**Problem**. Print, please, exactly and only the lines between the line holding "Generate a web" and the line holding "var defs = svg.append('defs');", inclusive, omitting any pictures.

**The input**.
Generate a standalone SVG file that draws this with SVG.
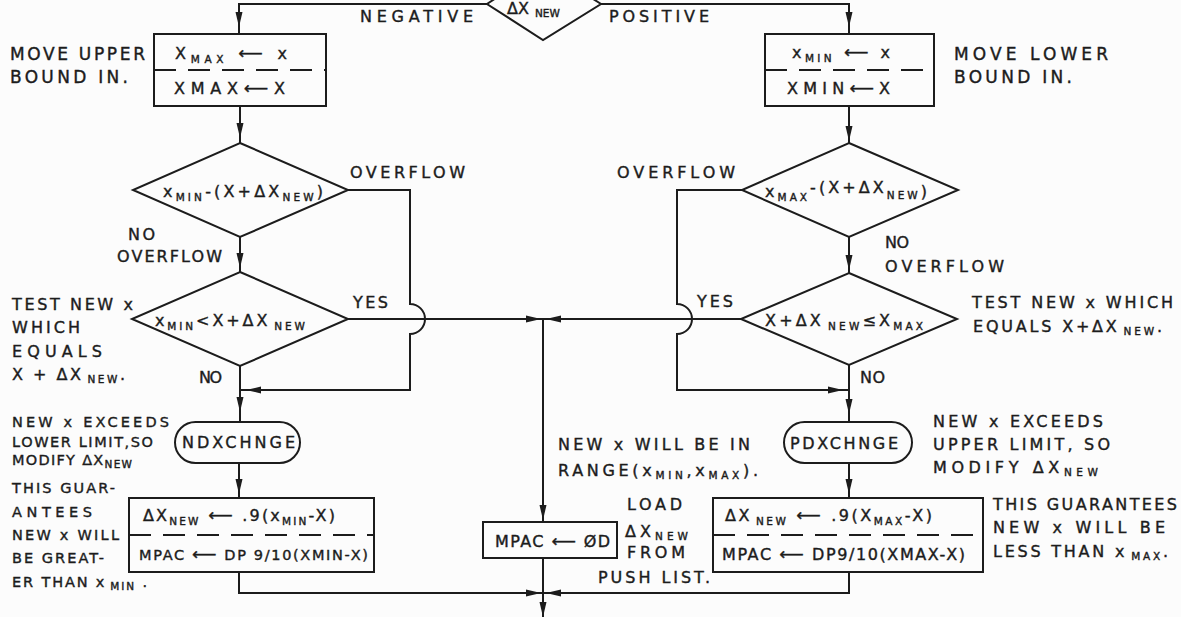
<svg xmlns="http://www.w3.org/2000/svg" width="1181" height="617" viewBox="0 0 1181 617">
  <defs>
    <style>
      .ln{fill:none;stroke:#1c1c1c;stroke-width:2;stroke-linejoin:miter;}
      .sh{fill:#fcfcfc;stroke:#1c1c1c;stroke-width:2;}
      .dv{fill:none;stroke:#1c1c1c;stroke-width:2;stroke-dasharray:22 12;}
      text{font-family:"DejaVu Sans","Liberation Sans",sans-serif;font-size:16px;fill:#1c1c1c;stroke:#1c1c1c;stroke-width:0.4;}
      .lg{font-size:17px;}
      .sm{font-size:14.5px;}
      .s{font-size:10.5px;}
      .ar{font-size:17px;}
    </style>
    <!-- flow arrowhead, tip at origin pointing along +x -->
    <path id="ah" d="M0,0 L-15,-3.5 L-15,3.5 Z" fill="#1c1c1c"/>
  </defs>

  <rect width="1181" height="617" fill="#fcfcfc"/>

  <!-- connectors -->
  <g id="connectors">
    <path class="ln" d="M487,4 H239 V34"/>
    <path class="ln" d="M601,4 H849 V34"/>
    <path class="ln" d="M240,106 V143"/>
    <path class="ln" d="M849,106 V143"/>
    <path class="ln" d="M240,237 V272"/>
    <path class="ln" d="M849,237 V273"/>
    <path class="ln" d="M348,190 H410 V304 A15,15 0 0 1 410,334 V390 H240"/>
    <path class="ln" d="M742,190 H677 V304 A15,15 0 0 1 677,334 V390 H849"/>
    <path class="ln" d="M348,319 H741"/>
    <path class="ln" d="M240,366 V422"/>
    <path class="ln" d="M849,365 V422"/>
    <path class="ln" d="M239,463 V498"/>
    <path class="ln" d="M849,463 V498"/>
    <path class="ln" d="M543,319 V522"/>
    <path class="ln" d="M239,572 V593 H849 V572"/>
    <path class="ln" d="M543,558 V617"/>

    <use href="#ah" transform="translate(239,27) rotate(90)"/>
    <use href="#ah" transform="translate(849,27) rotate(90)"/>
    <use href="#ah" transform="translate(240,138) rotate(90)"/>
    <use href="#ah" transform="translate(849,141) rotate(90)"/>
    <use href="#ah" transform="translate(240,268) rotate(90)"/>
    <use href="#ah" transform="translate(849,270) rotate(90)"/>
    <use href="#ah" transform="translate(246,390) rotate(180)"/>
    <use href="#ah" transform="translate(843,390)"/>
    <use href="#ah" transform="translate(240,412) rotate(90)"/>
    <use href="#ah" transform="translate(849,414) rotate(90)"/>
    <use href="#ah" transform="translate(239,494) rotate(90)"/>
    <use href="#ah" transform="translate(849,494) rotate(90)"/>
    <use href="#ah" transform="translate(543,520) rotate(90)"/>
    <use href="#ah" transform="translate(541,319)"/>
    <use href="#ah" transform="translate(546,319) rotate(180)"/>
    <use href="#ah" transform="translate(541,593)"/>
    <use href="#ah" transform="translate(546,593) rotate(180)"/>
    <use href="#ah" transform="translate(543,617) rotate(90)"/>

    <!-- branch labels -->
    <text x="360" y="22" textLength="113">NEGATIVE</text>
    <text x="609" y="22" textLength="100">POSITIVE</text>
    <text x="350" y="178" textLength="115">OVERFLOW</text>
    <text x="617" y="178" textLength="118">OVERFLOW</text>
    <text x="128" y="240" textLength="27">NO</text>
    <text x="117" y="262" textLength="105">OVERFLOW</text>
    <text x="885" y="248" textLength="24">NO</text>
    <text x="885" y="272" textLength="119">OVERFLOW</text>
    <text x="353" y="308" textLength="35">YES</text>
    <text x="697" y="307" textLength="36">YES</text>
    <text x="199" y="383" textLength="23">NO</text>
    <text x="860" y="383" textLength="25">NO</text>
  </g>

  <!-- sign test on the step -->
  <g id="sign-test">
    <polygon class="sh" points="543,-33 601,4 543,40 487,4"/>
    <text x="507" y="14">ΔX<tspan class="s" dx="6" dy="3">NEW</tspan></text>
  </g>

  <g id="move-upper">
    <rect class="sh" x="154" y="34" width="172" height="72"/>
    <path class="dv" d="M154,70 H326"/>
    <text x="175" y="59" textLength="112">X<tspan class="s" dy="4">MAX</tspan><tspan class="ar" dy="-4"> ⟵ </tspan>x</text>
    <text x="174" y="94" textLength="111">XMAX<tspan class="ar">⟵</tspan>X</text>
  </g>

  <g id="move-lower">
    <rect class="sh" x="765" y="34" width="169" height="72"/>
    <path class="dv" d="M765,70 H934"/>
    <text x="792" y="58" textLength="98">x<tspan class="s" dy="4">MIN</tspan><tspan class="ar" dy="-4"> ⟵ </tspan>x</text>
    <text x="787" y="94" textLength="103">XMIN<tspan class="ar">⟵</tspan>X</text>
  </g>

  <g id="min-overflow-test">
    <polygon class="sh" points="240,143 348,190 240,237 133,190"/>
    <text x="163" y="197" textLength="160">x<tspan class="s" dy="4">MIN</tspan><tspan dy="-4">-(X+ΔX</tspan><tspan class="s" dy="4">NEW</tspan><tspan dy="-4">)</tspan></text>
  </g>

  <g id="max-overflow-test">
    <polygon class="sh" points="849,143 958,190 849,237 742,190"/>
    <text x="765" y="197" textLength="162">x<tspan class="s" dy="4">MAX</tspan><tspan dy="-8">-(X+ΔX</tspan><tspan class="s" dy="6">NEW</tspan><tspan dy="-2">)</tspan></text>
  </g>

  <g id="min-range-test">
    <polygon class="sh" points="240,272 348,319 240,366 132,319"/>
    <text x="155" y="326" textLength="150">x<tspan class="s" dy="4">MIN</tspan><tspan dy="-4">&lt;X+ΔX</tspan><tspan class="s" dx="4" dy="4">NEW</tspan></text>
  </g>

  <g id="max-range-test">
    <polygon class="sh" points="849,273 957,319 849,365 741,319"/>
    <text x="765" y="326" textLength="158">X+ΔX<tspan class="s" dx="4" dy="4">NEW</tspan><tspan dy="-4">≤X</tspan><tspan class="s" dy="4">MAX</tspan></text>
  </g>

  <g id="ndxchnge">
    <rect class="sh" x="175" y="422" width="125" height="41" rx="20.5"/>
    <text x="182" y="448" textLength="113">NDXCHNGE</text>
  </g>

  <g id="pdxchnge">
    <rect class="sh" x="784" y="422" width="128" height="41" rx="20.5"/>
    <text x="790" y="449" textLength="108">PDXCHNGE</text>
  </g>

  <g id="shrink-to-min">
    <rect class="sh" x="129" y="498" width="245" height="74"/>
    <path class="dv" d="M129,535 H374"/>
    <text x="143" y="521" textLength="192">ΔX<tspan class="s" dy="4">NEW</tspan><tspan class="ar" dy="-4"> ⟵ </tspan>.9(x<tspan class="s" dy="4">MIN</tspan><tspan dy="-4">-X)</tspan></text>
    <text class="sm" x="139" y="560" textLength="229">MPAC <tspan class="ar">⟵</tspan> DP 9/10(XMIN-X)</text>
  </g>

  <g id="shrink-to-max">
    <rect class="sh" x="713" y="498" width="270" height="74"/>
    <path class="dv" d="M713,535 H983"/>
    <text x="725" y="521" textLength="207">ΔX<tspan class="s" dx="4" dy="4">NEW</tspan><tspan class="ar" dy="-4"> ⟵ </tspan>.9(X<tspan class="s" dy="4">MAX</tspan><tspan dy="-4">-X)</tspan></text>
    <text x="722" y="560" textLength="243">MPAC <tspan class="ar">⟵</tspan> DP9/10(XMAX-X)</text>
  </g>

  <g id="load-dx">
    <rect class="sh" x="483" y="522" width="134" height="36"/>
    <text x="495" y="547" textLength="115">MPAC <tspan class="ar">⟵</tspan> ØD</text>
  </g>

  <!-- side notes -->
  <g id="notes">
    <text class="lg" x="10" y="60" textLength="135">MOVE UPPER</text>
    <text class="lg" x="10" y="83" textLength="118">BOUND IN.</text>
    <text class="lg" x="954" y="60" textLength="154">MOVE LOWER</text>
    <text class="lg" x="954" y="83" textLength="118">BOUND IN.</text>

    <text x="12" y="310" textLength="121">TEST NEW x</text>
    <text x="12" y="333" textLength="68">WHICH</text>
    <text x="12" y="357" textLength="90">EQUALS</text>
    <text x="12" y="380" textLength="113">X + ΔX<tspan class="s" dx="4" dy="3">NEW</tspan><tspan dy="-3">.</tspan></text>

    <text x="972" y="308" textLength="201">TEST NEW x WHICH</text>
    <text x="973" y="332" textLength="189">EQUALS X+ΔX<tspan class="s" dx="4" dy="3">NEW</tspan><tspan dy="-3">.</tspan></text>

    <text class="sm" x="12" y="427" textLength="157">NEW x EXCEEDS</text>
    <text class="sm" x="12" y="447" textLength="141">LOWER LIMIT,SO</text>
    <text class="sm" x="12" y="465" textLength="120">MODIFY ΔX<tspan class="s" dy="3">NEW</tspan></text>
    <text class="sm" x="12" y="493" textLength="103">THIS GUAR-</text>
    <text class="sm" x="12" y="517" textLength="80">ANTEES</text>
    <text class="sm" x="12" y="540" textLength="107">NEW x WILL</text>
    <text class="sm" x="12" y="563" textLength="92">BE GREAT-</text>
    <text class="sm" x="12" y="587" textLength="135">ER THAN x<tspan class="s" dx="4" dy="3">MIN</tspan><tspan dy="-3"> .</tspan></text>

    <text x="933" y="427" textLength="170">NEW x EXCEEDS</text>
    <text x="933" y="450" textLength="177">UPPER LIMIT, SO</text>
    <text x="933" y="473" textLength="165">MODIFY ΔX<tspan class="s" dy="3">NEW</tspan></text>
    <text x="993" y="510" textLength="184">THIS GUARANTEES</text>
    <text x="993" y="533" textLength="172">NEW x WILL BE</text>
    <text x="993" y="557" textLength="175">LESS THAN x<tspan class="s" dx="4" dy="3">MAX</tspan><tspan dy="-3">.</tspan></text>

    <text x="558" y="450" textLength="192">NEW x WILL BE IN</text>
    <text x="558" y="476" textLength="200">RANGE(x<tspan class="s" dy="3">MIN</tspan><tspan dy="-3">,x</tspan><tspan class="s" dy="3">MAX</tspan><tspan dy="-3">).</tspan></text>
    <text x="627" y="510" textLength="55">LOAD</text>
    <text x="625" y="537" textLength="63">ΔX<tspan class="s" dy="3">NEW</tspan></text>
    <text x="627" y="558" textLength="58">FROM</text>
    <text x="598" y="583" textLength="112">PUSH LIST.</text>
  </g>
</svg>
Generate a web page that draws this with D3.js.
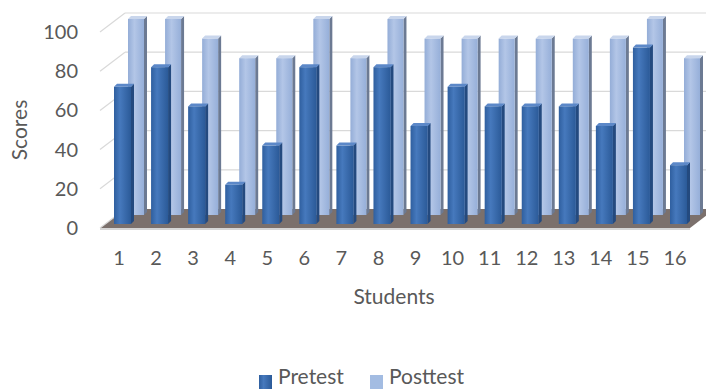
<!DOCTYPE html>
<html>
<head>
<meta charset="utf-8">
<script src="https://cdn.jsdelivr.net/npm/d3@7"></script>
<style>
  body { margin: 0; background: #fff; }
  text { font-family: Lato, "Open Sans", sans-serif; fill: #595959; }
</style>
</head>
<body>
<div id="chart"></div>
<script>
// chart values
var students = ['1','2','3','4','5','6','7','8','9','10','11','12','13','14','15','16'];
var pretest  = [70, 80, 60, 20, 40, 80, 40, 80, 50, 70, 60, 60, 60, 50, 90, 30];
var posttest = [100, 100, 90, 80, 80, 100, 80, 100, 90, 90, 90, 90, 90, 90, 100, 80];
var yTicks = [0, 20, 40, 60, 80, 100];
var seriesNames = ['Pretest', 'Posttest'];

var width = 706, height = 389;
var depthX = 25, depthY = -19; // oblique offset of back wall

var svg = d3.select('#chart').append('svg')
    .attr('width', width)
    .attr('height', height);

var defs = svg.append('defs');

function grad(id, stops) {
    var g = defs.append('linearGradient').attr('id', id)
        .attr('x1', '0%').attr('x2', '100%').attr('y1', '0%').attr('y2', '0%');
    stops.forEach(function(s){
        g.append('stop').attr('offset', s[0]).attr('stop-color', s[1]);
    });
}
grad('gPre', [['0%', '#2f5f9f'], ['35%', '#4679bd'], ['100%', '#2b5a98']]);
grad('gPost', [['0%', '#94add7'], ['40%', '#b3c6e7'], ['100%', '#96afd9']]);

// front plane scales
var x = d3.scalePoint().domain(students).range([119, 675]);
var y = d3.scaleLinear().domain([0, 100]).range([228, 32]);

// floor
var fl = 100, fr = 690;
svg.append('polygon')
    .attr('points', [[fl, y(0)], [fr, y(0)], [fr + depthX, y(0) + depthY], [fl + depthX, y(0) + depthY]].join(' '))
    .attr('fill', '#7b706c');
svg.append('line')
    .attr('x1', fl).attr('x2', fr).attr('y1', y(0) + 1).attr('y2', y(0) + 1)
    .attr('stroke', '#d6d6d6').attr('stroke-width', 2);

// back wall gridlines + left wall diagonals
var grid = svg.append('g');
yTicks.forEach(function(t){
    if (t > 0) {
        grid.append('line')
            .attr('x1', fl + depthX).attr('x2', width)
            .attr('y1', y(t) + depthY).attr('y2', y(t) + depthY)
            .attr('stroke', '#d9d9d9').attr('stroke-width', 1.2);
    }
    grid.append('line')
        .attr('x1', fl).attr('x2', fl + depthX)
        .attr('y1', y(t)).attr('y2', y(t) + depthY)
        .attr('stroke', '#d9d9d9').attr('stroke-width', 1.2);
});

// 3d bar helper
function bar3d(g, x0, w, yTop, yBase, fill, side, top) {
    var d = 3;
    g.append('polygon')
        .attr('points', [[x0 + w, yTop], [x0 + w + d, yTop - d], [x0 + w + d, yBase - d], [x0 + w, yBase]].join(' '))
        .attr('fill', side);
    g.append('polygon')
        .attr('points', [[x0, yTop], [x0 + d, yTop - d], [x0 + w + d, yTop - d], [x0 + w, yTop]].join(' '))
        .attr('fill', top);
    g.append('rect')
        .attr('x', x0).attr('y', yTop)
        .attr('width', w).attr('height', yBase - yTop)
        .attr('fill', fill);
}

// posttest (further back)
var postG = svg.append('g');
posttest.forEach(function(v, i){
    var yb = y(0) - 13;
    var yt = y(v) - 13;
    bar3d(postG, x(students[i]) + 9, 16, yt, yb, 'url(#gPost)', '#6c7a93', '#c9d6ec');
});

// pretest (front)
var preG = svg.append('g');
pretest.forEach(function(v, i){
    var yb = y(0) - 4;
    var yt = y(v) - 4;
    bar3d(preG, x(students[i]) - 5, 17, yt, yb, 'url(#gPre)', '#244a7f', '#5c88c8');
});

// y axis labels
svg.append('g').selectAll('text')
    .data(yTicks).enter().append('text')
    .attr('x', 78)
    .attr('y', function(d){ return y(d); })
    .attr('dy', '0.35em')
    .attr('text-anchor', 'end')
    .attr('font-size', 20)
    .text(function(d){ return d; });

// x axis labels
svg.append('g').selectAll('text')
    .data(students).enter().append('text')
    .attr('x', function(d){ return x(d); })
    .attr('y', 265)
    .attr('text-anchor', 'middle')
    .attr('font-size', 20)
    .text(function(d){ return d; });

// axis titles
svg.append('text')
    .attr('transform', 'translate(27,130) rotate(-90)')
    .attr('text-anchor', 'middle')
    .attr('font-size', 21)
    .text('Scores');

svg.append('text')
    .attr('x', 394).attr('y', 304)
    .attr('text-anchor', 'middle')
    .attr('font-size', 21)
    .text('Students');

// legend
var legend = svg.append('g');
var legX = [259, 370];
var legFill = ['url(#gPre)', '#a3bce2'];
seriesNames.forEach(function(name, i){
    legend.append('rect')
        .attr('x', legX[i]).attr('y', 375)
        .attr('width', 13).attr('height', 14)
        .attr('fill', legFill[i]);
    legend.append('text')
        .attr('x', legX[i] + 19).attr('y', 384)
        .attr('font-size', 21)
        .text(name);
});
</script>
</body>
</html>
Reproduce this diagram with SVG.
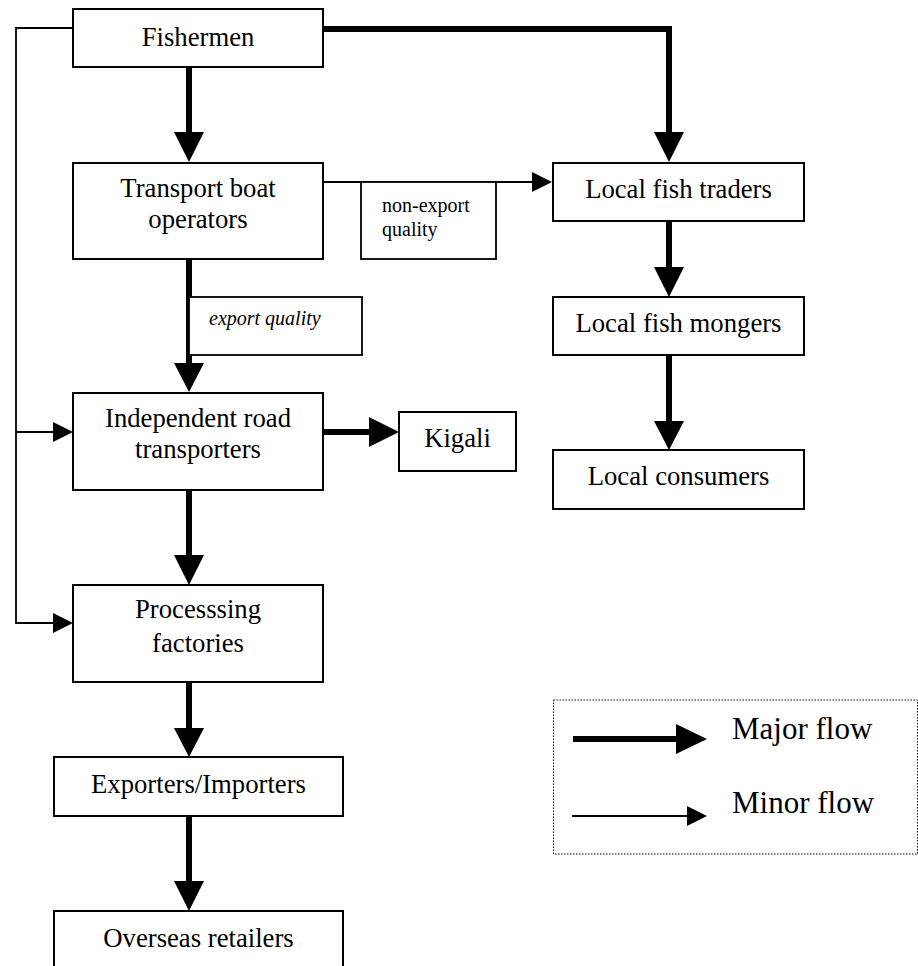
<svg xmlns="http://www.w3.org/2000/svg" width="918" height="966" viewBox="0 0 918 966">
<style>
.box{fill:#fff;stroke:#000;stroke-width:2}
.lbl{fill:#fff;stroke:#000;stroke-width:1.8}
.t{font-family:"Liberation Serif","Times New Roman",serif;font-size:26.7px;fill:#000;text-anchor:middle}
.s{font-family:"Liberation Serif","Times New Roman",serif;font-size:20px;fill:#000}
.leg{font-family:"Liberation Serif","Times New Roman",serif;font-size:31px;fill:#000}
.major{fill:none;stroke:#000;stroke-width:6}
.minor{fill:none;stroke:#000;stroke-width:1.8}
.head{fill:#000;stroke:none}
</style>
<rect width="918" height="966" fill="#fff"/>
<g id="connectors">
  <!-- minor left loop -->
  <polyline class="minor" points="73,28 16,28 16,623 55,623"/>
  <line class="minor" x1="16" y1="432" x2="55" y2="432"/>
  <polygon class="head" points="53,422 73,432 53,442"/>
  <polygon class="head" points="53,613 73,623 53,633"/>
  <!-- Fishermen -> Transport -->
  <line class="major" x1="189" y1="67" x2="189" y2="134"/>
  <polygon class="head" points="174,132 204,132 189,162"/>
  <!-- Fishermen -> Local fish traders -->
  <polyline class="major" points="323,29 669,29 669,134"/>
  <polygon class="head" points="654,132 684,132 669,162"/>
  <!-- Transport -> Local fish traders (minor) -->
  <line class="minor" x1="323" y1="182" x2="534" y2="182"/>
  <polygon class="head" points="532,172 552,182 532,192"/>
  <!-- Transport -> Independent -->
  <line class="major" x1="189" y1="259" x2="189" y2="365"/>
  <polygon class="head" points="174,363 204,363 189,392"/>
  <!-- Independent -> Kigali -->
  <line class="major" x1="323" y1="432" x2="371" y2="432"/>
  <polygon class="head" points="369,417 399,432 369,447"/>
  <!-- Independent -> Processing -->
  <line class="major" x1="189" y1="490" x2="189" y2="557"/>
  <polygon class="head" points="174,555 204,555 189,585"/>
  <!-- Processing -> Exporters -->
  <line class="major" x1="189" y1="682" x2="189" y2="730"/>
  <polygon class="head" points="174,728 204,728 189,757"/>
  <!-- Exporters -> Overseas -->
  <line class="major" x1="189" y1="816" x2="189" y2="883"/>
  <polygon class="head" points="174,881 204,881 189,911"/>
  <!-- Traders -> Mongers -->
  <line class="major" x1="669" y1="221" x2="669" y2="269"/>
  <polygon class="head" points="654,267 684,267 669,297"/>
  <!-- Mongers -> Consumers -->
  <line class="major" x1="669" y1="355" x2="669" y2="423"/>
  <polygon class="head" points="654,421 684,421 669,450"/>
</g>
<g id="label-nonexport">
  <rect class="lbl" x="361" y="182" width="135" height="77"/>
  <text class="s" x="382" y="212">non-export</text>
  <text class="s" x="382" y="236">quality</text>
</g>
<g id="label-export">
  <rect class="lbl" x="189" y="297" width="173" height="58"/>
  <text class="s" x="209" y="325" font-style="italic">export quality</text>
</g>
<g id="fishermen">
  <rect class="box" x="73" y="9" width="250" height="58"/>
  <text class="t" x="198" y="46">Fishermen</text>
</g>
<g id="transport">
  <rect class="box" x="73" y="163" width="250" height="96"/>
  <text class="t" x="198" y="197">Transport boat</text>
  <text class="t" x="198" y="228">operators</text>
</g>
<g id="independent">
  <rect class="box" x="73" y="393" width="250" height="97"/>
  <text class="t" x="198" y="427">Independent road</text>
  <text class="t" x="198" y="458">transporters</text>
</g>
<g id="kigali">
  <rect class="box" x="399" y="412" width="117" height="59"/>
  <text class="t" x="457.5" y="447">Kigali</text>
</g>
<g id="processing">
  <rect class="box" x="73" y="585" width="250" height="97"/>
  <text class="t" x="198" y="618">Processsing</text>
  <text class="t" x="198" y="652">factories</text>
</g>
<g id="exporters">
  <rect class="box" x="54" y="757" width="289" height="59"/>
  <text class="t" x="198.5" y="793">Exporters/Importers</text>
</g>
<g id="overseas">
  <rect class="box" x="54" y="911" width="289" height="70"/>
  <text class="t" x="198.5" y="947">Overseas retailers</text>
</g>
<g id="traders">
  <rect class="box" x="553" y="163" width="251" height="58"/>
  <text class="t" x="678.5" y="198">Local fish traders</text>
</g>
<g id="mongers">
  <rect class="box" x="553" y="297" width="251" height="58"/>
  <text class="t" x="678.5" y="332">Local fish mongers</text>
</g>
<g id="consumers">
  <rect class="box" x="553" y="450" width="251" height="59"/>
  <text class="t" x="678.5" y="485">Local consumers</text>
</g>
<g id="legend">
  <rect x="553.5" y="700" width="364" height="154" fill="none" stroke="#000" stroke-width="1" stroke-dasharray="1.5,1.5"/>
  <line class="major" x1="573" y1="739" x2="678" y2="739" stroke-width="7"/>
  <polygon class="head" points="676,724 707,739 676,754"/>
  <line class="minor" x1="572" y1="816" x2="688" y2="816"/>
  <polygon class="head" points="687,806 707,816 687,826"/>
  <text class="leg" x="732" y="739">Major flow</text>
  <text class="leg" x="732" y="813">Minor flow</text>
</g>
</svg>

**Correct output**.
Generate a web page that draws this with D3.js.
<!DOCTYPE html>
<html>
<head>
<meta charset="utf-8">
<script src="https://cdn.jsdelivr.net/npm/d3@7"></script>
<style>
  body { margin: 0; background: #fff; }
  text { font-family: Lato, "Open Sans", sans-serif; fill: #595959; }
</style>
</head>
<body>
<div id="chart"></div>
<script>
// chart values
var students = ['1','2','3','4','5','6','7','8','9','10','11','12','13','14','15','16'];
var pretest  = [70, 80, 60, 20, 40, 80, 40, 80, 50, 70, 60, 60, 60, 50, 90, 30];
var posttest = [100, 100, 90, 80, 80, 100, 80, 100, 90, 90, 90, 90, 90, 90, 100, 80];
var yTicks = [0, 20, 40, 60, 80, 100];
var seriesNames = ['Pretest', 'Posttest'];

var width = 706, height = 389;
var depthX = 25, depthY = -19; // oblique offset of back wall

var svg = d3.select('#chart').append('svg')
    .attr('width', width)
    .attr('height', height);

var defs = svg.append('defs');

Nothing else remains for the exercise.